Die Schweiz hat viele Unternehmen mit vielversprechenden Wachstumspotenzialen. Doch früher oder später geraten sie an ihre Grenzen. Sie stehen vor Herausforderungen wie fehlenden Finanzierungsmöglichkeiten, Nachfolgefragen, Aktionären, die ihr Investment realisieren wollen, oder Fragen der Internationalisierung und Professionalisierung. Sowie ihre Banken und Berater sehen viele Inhaber die Lösung in Venture-Capital, Private Equity oder sogar dem Verkauf der eigenen Firma an einen Grosskonzern. Doch ist das tatsächlich die Lösung? Eine mögliche Alternative dazu ist der Gang an die Börse.
Gute Vorbereitung notwendig
Ein Gang an die Börse ist natürlich mit gewissen Vorkehrungen verbunden. Dazu gehören in einem ersten Schritt die Aufstellung einer breiteren Führungsequipe, das Einberufen von neuen Verwaltungsratsmitgliedern sowie die Einführung zusätzlicher Reporting-Instrumente. Zudem kommen Governance-Standards, klare Strukturen sowie eine zielgerichtete Unternehmensstrategie dazu. Die Hauptaufgabe des Managements und insbesondere der CEOs sowie CFOs in einem Börsengang ist die Kommunikation – und dies vor allem in Form von Roadshows bei potenziellen Investoren. Eine glaubwürdige Equity-Story ist dabei der Schlüssel zum Erfolg.
Für gut organisierte Firmen sind viele dieser Anpassungen jedoch kein grosser Aufwand. Grösstenteils handelt es sich dabei um Massnahmen, die heute zu den Grundstrukturen einer modernen Unternehmensführung gehören.
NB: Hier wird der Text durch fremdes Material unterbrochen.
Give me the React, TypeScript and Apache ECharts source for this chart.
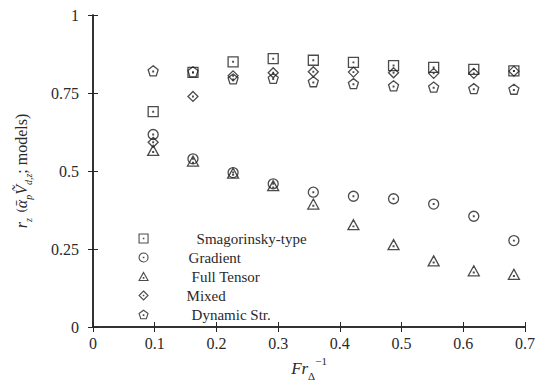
import React, { useEffect, useRef } from "react";
import * as echarts from "echarts";

const xVals = [0.0975, 0.162, 0.227, 0.292, 0.357, 0.422, 0.487, 0.552, 0.617, 0.682];
const smagorinsky = [0.69, 0.816, 0.85, 0.86, 0.855, 0.848, 0.838, 0.832, 0.826, 0.821];
const gradient = [0.617, 0.539, 0.495, 0.459, 0.432, 0.419, 0.411, 0.394, 0.355, 0.277];
const fullTensor = [0.566, 0.532, 0.493, 0.453, 0.394, 0.328, 0.264, 0.212, 0.18, 0.169];
const mixed = [0.592, 0.739, 0.805, 0.815, 0.818, 0.817, 0.815, 0.813, 0.813, 0.82];
const dynamicStr = [0.821, 0.818, 0.795, 0.797, 0.786, 0.78, 0.773, 0.769, 0.764, 0.762];
const seriesNames = ["Smagorinsky-type", "Gradient", "Full Tensor", "Mixed", "Dynamic Str."];
const legendOffsets = [43.5, 35.5, 38.5, 33.5, 38.5];

const DOT = "M4.7,4.7h0.6v0.6h-0.6Z";
const symbols = [
  "path://M0,0H10V10H0Z " + DOT,
  "path://M10,5A5,5 0 1,1 0,5A5,5 0 1,1 10,5Z " + DOT,
  "path://M5,0L10,9L0,9Z M4.7,5.7h0.6v0.6h-0.6Z",
  "path://M5,0L10,5L5,10L0,5Z " + DOT,
  "path://M5,0L9.755,3.455L7.939,9.045L2.061,9.045L0.245,3.455Z M4.7,4.8h0.6v0.6h-0.6Z",
];
const symbolSizes: number[][] = [[10, 10], [10, 10], [11, 10], [10, 10], [10, 10]];

const FONT = "'Liberation Serif', 'DejaVu Serif', serif";
const TXT = "#2a2a2a";

export default function App() {
  const ref = useRef<HTMLDivElement>(null);
  useEffect(() => {
    if (!ref.current) return;
    const chart = echarts.init(ref.current, undefined, { renderer: "svg" });
    const data = [smagorinsky, gradient, fullTensor, mixed, dynamicStr];
    const axisLine = { show: true, lineStyle: { color: "#262626", width: 1.5 } };
    const rich: any = {};
    legendOffsets.forEach((o, i) => {
      rich["a" + i] = { padding: [0, 0, 0, o], fontFamily: FONT, fontSize: 15, lineHeight: 13, color: TXT };
    });
    chart.setOption({
      animation: false,
      backgroundColor: "#ffffff",
      textStyle: { fontFamily: FONT },
      grid: { left: 93, right: 27, top: 15, bottom: 65, containLabel: false },
      legend: {
        orient: "vertical",
        left: 138.5,
        top: 231,
        padding: 0,
        itemWidth: 9,
        itemHeight: 9,
        itemGap: 4,
        data: seriesNames.map((name, i) => ({ name, icon: symbols[i] })),
        itemStyle: { color: "rgba(255,255,255,0)", borderColor: "#1e1e1e", borderWidth: 1.1 },
        formatter: (name: string) => {
          const i = seriesNames.indexOf(name);
          return "{a" + i + "|" + name + "}";
        },
        textStyle: { fontFamily: FONT, fontSize: 15, color: TXT, lineHeight: 13, rich },
      },
      xAxis: [
        {
          type: "value",
          min: 0,
          max: 0.7,
          interval: 0.1,
          position: "bottom",
          axisLine,
          splitLine: { show: false },
          axisTick: { show: true, inside: true, length: 5, lineStyle: { color: "#262626" } },
          axisLabel: { fontFamily: FONT, fontSize: 16, color: TXT, margin: 8 },
          name: "{i|Fr}{sub|Δ}{sup|−1}",
          nameLocation: "middle",
          nameGap: 28,
          nameTextStyle: {
            fontFamily: FONT,
            color: TXT,
            rich: {
              i: { fontFamily: FONT, fontStyle: "italic", fontSize: 17, lineHeight: 26, color: TXT },
              sub: { fontFamily: FONT, fontSize: 11, lineHeight: 12, verticalAlign: "bottom", color: TXT },
              sup: { fontFamily: FONT, fontSize: 11, lineHeight: 12, verticalAlign: "top", color: TXT },
            },
          },
        },
        {
          type: "value",
          min: 0,
          max: 0.7,
          interval: 0.1,
          position: "top",
          axisLine,
          splitLine: { show: false },
          axisTick: { show: true, inside: true, length: 5, lineStyle: { color: "#262626" } },
          axisLabel: { show: false },
        },
      ],
      yAxis: [
        {
          type: "value",
          min: 0,
          max: 1,
          interval: 0.25,
          position: "left",
          axisLine,
          splitLine: { show: false },
          axisTick: { show: true, inside: true, length: 5, lineStyle: { color: "#262626" } },
          axisLabel: { fontFamily: FONT, fontSize: 16, color: TXT, margin: 14 },
          name: "{i|r}{s|z}  ({i|ᾱ}{s|p}{i|Ṽ}{s|d,z}{n|; models)}",
          nameLocation: "middle",
          nameGap: 60,
          nameTextStyle: {
            fontFamily: FONT,
            color: TXT,
            rich: {
              i: { fontFamily: FONT, fontStyle: "italic", fontSize: 16, lineHeight: 24, color: TXT },
              s: { fontFamily: FONT, fontStyle: "italic", fontSize: 10, lineHeight: 12, verticalAlign: "bottom", color: TXT },
              n: { fontFamily: FONT, fontSize: 16, lineHeight: 24, color: TXT },
            },
          },
        },
        {
          type: "value",
          min: 0,
          max: 1,
          interval: 0.25,
          position: "right",
          axisLine,
          splitLine: { show: false },
          axisTick: { show: true, inside: true, length: 5, lineStyle: { color: "#262626" } },
          axisLabel: { show: false },
        },
      ],
      series: seriesNames.map((name, k) => ({
        name,
        type: "scatter",
        xAxisIndex: 0,
        yAxisIndex: 0,
        symbol: symbols[k],
        symbolSize: symbolSizes[k],
        itemStyle: { color: "rgba(255,255,255,0)", borderColor: "#1e1e1e", borderWidth: 1.3 },
        data: xVals.map((x, i) => [x, data[k][i]]),
      })),
    });
    return () => chart.dispose();
  }, []);
  return (
    <div
      ref={ref}
      style={{ position: "fixed", left: 0, top: 0, width: 552, height: 392, background: "#fff" }}
    />
  );
}
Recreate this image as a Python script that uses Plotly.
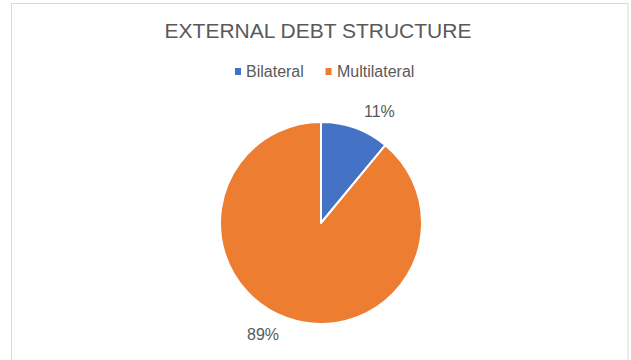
import plotly.graph_objects as go

# External debt composition (percent of total)
categories = ["Bilateral", "Multilateral"]
shares = [11, 89]
colors = ["#4472C4", "#ED7D31"]

W, H = 631, 360
text_color = "#595959"
font_family = "Liberation Sans, Arial, sans-serif"


def px_x(v):
    return v / W


def px_y(v):
    return 1 - v / H


fig = go.Figure()

# Pie body: starts at 12 o'clock and runs clockwise
fig.add_trace(go.Pie(
    labels=categories,
    values=shares,
    marker=dict(colors=colors, line=dict(color="white", width=2)),
    sort=False,
    direction="clockwise",
    rotation=0,
    textinfo="none",
    hoverinfo="label+percent",
    showlegend=False,
    domain=dict(x=[px_x(220), px_x(422)], y=[px_y(324), px_y(122)]),
))

# Percentage data labels placed outside each slice
total = sum(shares)
label_pos = [(379.5, 111), (262.5, 334)]
for v, (lx, ly) in zip(shares, label_pos):
    fig.add_annotation(
        x=px_x(lx), y=px_y(ly), xref="paper", yref="paper",
        text=f"{round(v / total * 100)}%", showarrow=False,
        font=dict(size=16, color=text_color, family=font_family),
        xanchor="center", yanchor="middle",
    )

# Compact legend: small square swatch followed by the category name
legend_x = [238, 328.5]
legend_y = 71.5
for name, col, sx in zip(categories, colors, legend_x):
    fig.add_shape(
        type="rect", xref="paper", yref="paper",
        x0=px_x(sx - 3), x1=px_x(sx + 3),
        y0=px_y(legend_y + 3.5), y1=px_y(legend_y - 3.5),
        line=dict(width=0), fillcolor=col,
    )
    fig.add_annotation(
        x=px_x(sx + 6), y=px_y(legend_y), xref="paper", yref="paper",
        text=name, showarrow=False,
        font=dict(size=16, color=text_color, family=font_family),
        xanchor="left", yanchor="middle",
    )

# Chart area frame
fig.add_shape(
    type="rect", xref="paper", yref="paper",
    x0=px_x(11.5), x1=px_x(628), y0=-0.2, y1=px_y(3.5),
    line=dict(color="#D9D9D9", width=1), fillcolor="rgba(0,0,0,0)",
    layer="below",
)

fig.update_layout(
    width=W, height=H,
    margin=dict(l=0, r=0, t=0, b=0),
    paper_bgcolor="white", plot_bgcolor="white",
    title=dict(
        text="EXTERNAL DEBT STRUCTURE",
        x=px_x(318), xanchor="center", y=px_y(30.5), yanchor="middle",
        font=dict(size=21, color=text_color, family=font_family),
    ),
    showlegend=False,
)

fig.write_html("out.html")
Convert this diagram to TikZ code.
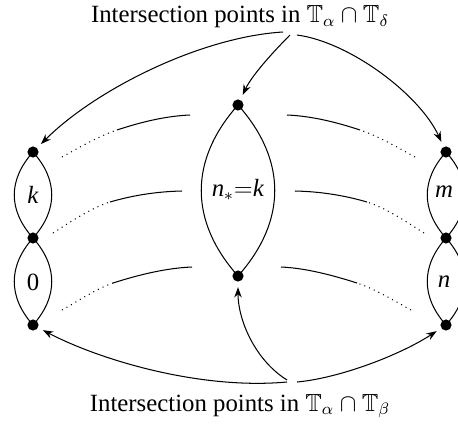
\documentclass[tikz,border=0pt]{standalone}
\usepackage{amssymb}
\usepackage{fontspec}
\setmainfont{Liberation Serif}
\usetikzlibrary{arrows.meta}
\begin{document}
\begin{tikzpicture}[x=0.484pt,y=-0.484pt,
  dot/.style={circle,fill=black,inner sep=0pt,minimum size=5.4pt},
  lbl/.style={inner sep=0pt,font=\fontsize{12}{14}\selectfont},
  lens/.style={line width=0.5pt},
  arc/.style={line width=0.5pt},
  dotarc/.style={line width=0.5pt,dotted},
  arr/.style={line width=0.5pt,-{Stealth[length=5pt,width=3.6pt]},shorten >=2.5pt}]
\useasboundingbox (0,0) rectangle (458,424);
\clip (0,0) rectangle (458,424);
% dots
\node[dot] (L1) at (33,152) {};
\node[dot] (L2) at (33,238) {};
\node[dot] (L3) at (33,325) {};
\node[dot] (M1) at (238,105) {};
\node[dot] (M2) at (238,276) {};
\node[dot] (R1) at (446,152) {};
\node[dot] (R2) at (446,238) {};
\node[dot] (R3) at (446,325) {};
% lenses
\draw[lens] (L1.center) .. controls (8,180) and (8,210) .. (L2.center);
\draw[lens] (L1.center) .. controls (58,180) and (58,210) .. (L2.center);
\draw[lens] (L2.center) .. controls (8,266) and (8,297) .. (L3.center);
\draw[lens] (L2.center) .. controls (58,266) and (58,297) .. (L3.center);
\draw[lens] (M1.center) .. controls (189,160) and (189,221) .. (M2.center);
\draw[lens] (M1.center) .. controls (287,160) and (287,221) .. (M2.center);
\draw[lens] (R1.center) .. controls (421,180) and (421,210) .. (R2.center);
\draw[lens] (R1.center) .. controls (471,180) and (471,210) .. (R2.center);
\draw[lens] (R2.center) .. controls (421,266) and (421,297) .. (R3.center);
\draw[lens] (R2.center) .. controls (471,266) and (471,297) .. (R3.center);
% lens labels
\node[lbl] (lk) at (33,195) {\textit{k}};
\node[lbl] (l0) at (33,282) {0};
\node[lbl] (lm) at (444,192) {\textit{m}};
\node[lbl] (ln) at (444,282) {\textit{n}};
\node[lbl] (lnk) at (238,190) {\textit{n}$_*{=}$\textit{k}};
% connecting arcs (dotted then solid)
\coordinate (a1) at (62,157); \coordinate (b1) at (117,130); \coordinate (c1) at (190,115);
\draw[dotarc] (a1) .. controls (80,147) and (99,136) .. (b1);
\draw[arc] (b1) .. controls (141,122) and (166,116) .. (c1);
\coordinate (a2) at (415,157); \coordinate (b2) at (360,130); \coordinate (c2) at (287,115);
\draw[dotarc] (a2) .. controls (397,147) and (378,136) .. (b2);
\draw[arc] (b2) .. controls (336,122) and (311,116) .. (c2);
\coordinate (a3) at (53,233); \coordinate (b3) at (110,202); \coordinate (c3) at (182,191);
\draw[dotarc] (a3) .. controls (72,221) and (91,208) .. (b3);
\draw[arc] (b3) .. controls (134,195) and (158,191.5) .. (c3);
\coordinate (a4) at (424,233); \coordinate (b4) at (367,202); \coordinate (c4) at (295,191);
\draw[dotarc] (a4) .. controls (405,221) and (386,208) .. (b4);
\draw[arc] (b4) .. controls (343,195) and (319,191.5) .. (c4);
\coordinate (a5) at (62,310); \coordinate (b5) at (113,283); \coordinate (c5) at (192,267);
\draw[dotarc] (a5) .. controls (80,300) and (96,289) .. (b5);
\draw[arc] (b5) .. controls (138,275) and (166,268) .. (c5);
\coordinate (a6) at (411,310); \coordinate (b6) at (357,283); \coordinate (c6) at (281,267);
\draw[dotarc] (a6) .. controls (393,300) and (375,289) .. (b6);
\draw[arc] (b6) .. controls (332,275) and (305,268) .. (c6);
% labels
\node[lbl] (top) at (240,17) {Intersection points in $\mathbb{T}_\alpha\cap\mathbb{T}_\delta$};
\node[lbl] (bot) at (240,406) {Intersection points in $\mathbb{T}_\alpha\cap\mathbb{T}_\beta$};
\coordinate (t1) at (283,32); \coordinate (t2) at (290,35); \coordinate (t3) at (297,35);
\coordinate (s1) at (287,382); \coordinate (s2) at (287,380); \coordinate (s3) at (297,382);
% arrows
\draw[arr] (t1) .. controls (200,37) and (95,90) .. (L1);
\draw[arr] (t2) .. controls (275,50) and (252,75) .. (M1);
\draw[arr] (t3) .. controls (350,42) and (420,95) .. (R1);
\draw[arr] (s1) .. controls (200,390) and (100,360) .. (L3);
\draw[arr] (s2) .. controls (255,360) and (238,320) .. (M2);
\draw[arr] (s3) .. controls (340,378) and (400,355) .. (R3);
\end{tikzpicture}
\end{document}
Für ein wachsendes Unternehmen sind sie daher sowieso früher oder später verpflichtend. Dennoch muss sich ein Unternehmen bewusst sein, dass ein Börsengang – zumindest kurzfristig – mit zusätzlichen Aufwänden verknüpft ist. Ein Unternehmer, der diesen Weg einschlägt, muss deshalb davon überzeugt sein und einen gewissen Mehraufwand im Sinne des Wachstums auf sich nehmen wollen. Ist jedoch der Entschluss, an die Börse zu gehen, erst einmal gefasst, warten neben Pflichten auch zahlreiche Vorteile.
Mehr als nur Kapitalzufuhr
Der Kapitalbedarf wird meistens als einer der Hauptgründe für einen Börsengang genannt. In der Tat bringt neues Kapital zusätzliche Möglichkeiten: Es ist der Ausgangspunkt für weitere Investitionen, den Ausbau des Netto-Umlaufvermögens, das Scale-up, den Roll-out sowie die Internationalisierung. Zusätzlich erleichtert es die Zusammenarbeit mit Banken sowie, wenn gewünscht, die Platzierung von Obligationen. Kurzum: Die Finanzierungsflexibilität steigert sich erheblich.
Das zugeführte Geld ist letzten Endes aber meist nur Mittel zum Zweck. Der eigentliche Punkt ist das Wachstum. Viele Schweizer Unternehmen arbeiten weit unter ihren Möglichkeiten. Investoren wollen aber eine Wachstumsstory sehen, die brachliegende Potenziale vollends ausschöpft und so den Unternehmenswert langfristig steigert. Gerade für Firmen auf Expansionskurs bringt ein Börsengang neue Chancen für strategische Partnerschaften. Kunden stufen zudem bereits kotierte Unternehmen seriöser ein und sehen sie schneller als geschäftswürdig.
Breitere Abstützung
Ein weiterer Vorteil eines Börsengangs ist die Wahrung der eigenen Unabhängigkeit. Bei einem Unternehmensverkauf ist dies meistens nicht gewährleistet. Bei auftretenden Problemen können sich die Prioritäten von Unternehmenskäufern schnell verschieben.
Unternehmen, die eng mit der Familie verknüpft sind oder das Lebenswerk von unternehmerischen Persönlichkeiten oder Gründerteams sind, setzen alles daran, die Selbstständigkeit der Firma zu wahren. Doch auch Gründer, Manager und bestehende Aktionäre schätzen die Unabhängigkeit der Firma. Dabei gilt es vor allem die Qualität von Produkten und Dienstleistungen zu sichern. Ausserdem soll der Markenname – der vielleicht sogar der eigene Familienname ist – weiter strahlen. Ein Börsengang sichert diese Selbstständigkeit, was zur externen sowie internen Stärkung der Firma beiträgt.